Eileen: I do nothing but complain about anything and everything? Really? Do you have some list of what I complain about? If you are interested, I’ll be glad to give you an account of the basis on which I choose to complain about something. And of course if you can find cases which don’t fit my principle, you can accuse me of being wrong. But without that, I think this is just a cheap way to avoid paying attention to the arguments I’m making.


“I love democracy. Transparency gets me up in the morning. Dead bodies? Mass graves? No. Those were planted as part of a narco-terrorist inspired plot. Human Rights Watch, Amnesty International, other human rights organizations – they know NOTHING about human rights. I DO. I am an authoritarian on human rights.

I have facts on human rights in Colombia too. One, Colombia is not Sudan. Sudan is in Africa. Second, there are not 5 million displaced in Colombia. I didn´t look into it, but there aren´t FIVE million. Two, a lot of human rights defenders are actually terrorists. Seventh, the future is bright for Colombia, and it’s all because of me.
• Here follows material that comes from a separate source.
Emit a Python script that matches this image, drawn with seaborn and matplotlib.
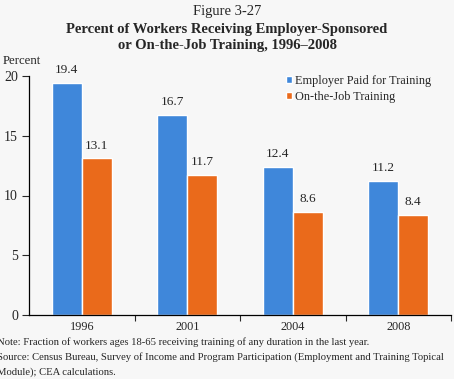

We respect our opponents. Especially those that agree with us. Colombia has no civil war. It is peaceful in certain parts of certain cities. The indigenous are liars. The afrocolombian groups are liars. I mean, why the divisions? We are all just Colombians and we love freedom and transparency. That is why my government spied on judges, opponents, human rights terrorists and journalists. So that we could be transparent about their private conversations.

Those that speak out against me, well they do not understand my truths.

Protesters? Ha. That is nothing. I’ve made backroom deals with narcos and paramilitaries for over 30 years. I mean, I made transparent deals with them in public. Yes in public I say same as private.”